If you’re primarily interested in Lee’s role as a Confederate general, the final sentences of this letter probably seem irrelevant, with their references to family members and cotton socks. But if you want to understand Lee not only as a military leader, but also as a man, the last lines of his letter are revealing, if only because they do mention such mundane matters. But historians have been repeatedly stymied in their efforts to humanize Lee -- socks and all -- by the descendants of the general, who, like his son, have worked assiduously to keep Lee the man hidden from view.

Since Lee’s death in 1870, the Lee family has chosen to perpetuate the general as a "marble man" -- a phrase that his fellow West Point cadets used and later biographers have employed to describe Lee’s reluctance to express his feelings openly. But getting to know Lee better, as a man and a general, has been difficult for historians not only because the general kept many of his personal feelings bottled up, but because historians have not been allowed full access to the documentary record pertaining to Lee, particularly his personal papers.

Why should this matter? Civil War historians have long been concerned that there is no modern edition of Lee’s papers, such as the splendid printed volumes of Ulysses S. Grant’s papers -- Lee’s most famous adversary -- compiled and published between the early 1960s and the present. The Grant Papers were expertly edited by the late John Y. Simon and are now under the able direction of John F. Marszalek at Mississippi State University.

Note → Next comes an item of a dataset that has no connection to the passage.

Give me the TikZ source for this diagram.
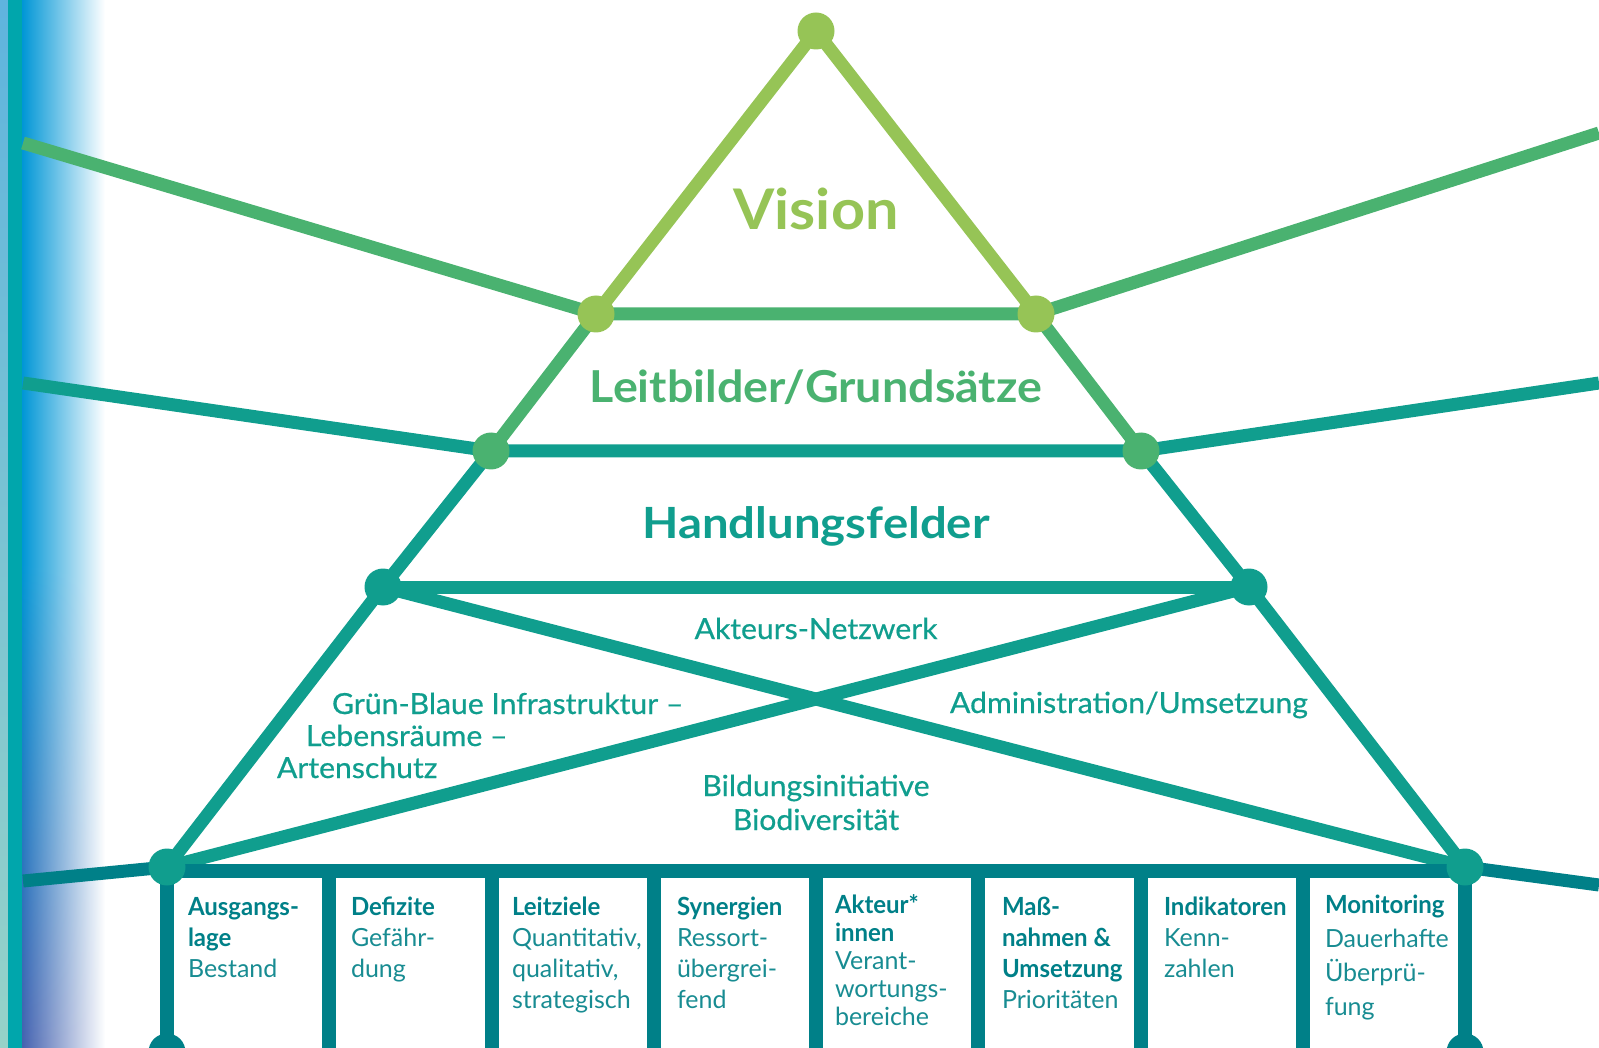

The Grant Papers project resembles many other historical editing endeavors, including the Thomas Jefferson Papers at Princeton, the George Washington Papers at the University of Virginia, the Adams Family Papers at the Massachusetts Historical Society, the Jefferson Davis Papers at Rice University and the Freedmen and Southern Society Papers at the University of Maryland, to name just a few.

Most of these projects publish their subjects’ papers not only in old-fashioned books with covers on them, but many of them also make the documents available online, which, when it comes to studying the Civil War in depth, is one of the great features of, for example, the Grant Papers (full disclosure: John Simon told me decades ago that the Grant family prohibited the publication of some of Grant’s Mexican War letters; he described them as being only a handful of documents). The availability of these historical records has enabled scholars and students to see their subjects whole, warts and all. The Lee descendants, however, don’t want historians or the public to see their ancestor’s flaws. Like many families, they’ve sought to keep their skeletons in the closet and to protect Lee’s historical reputation, perpetuating the image of him as not only a brilliant general but as a nearly perfect man -- a man of marble rather than of flesh and blood. In fact, the Lee descendants have steadfastly served as the Vatican Guard of their famous progenitor.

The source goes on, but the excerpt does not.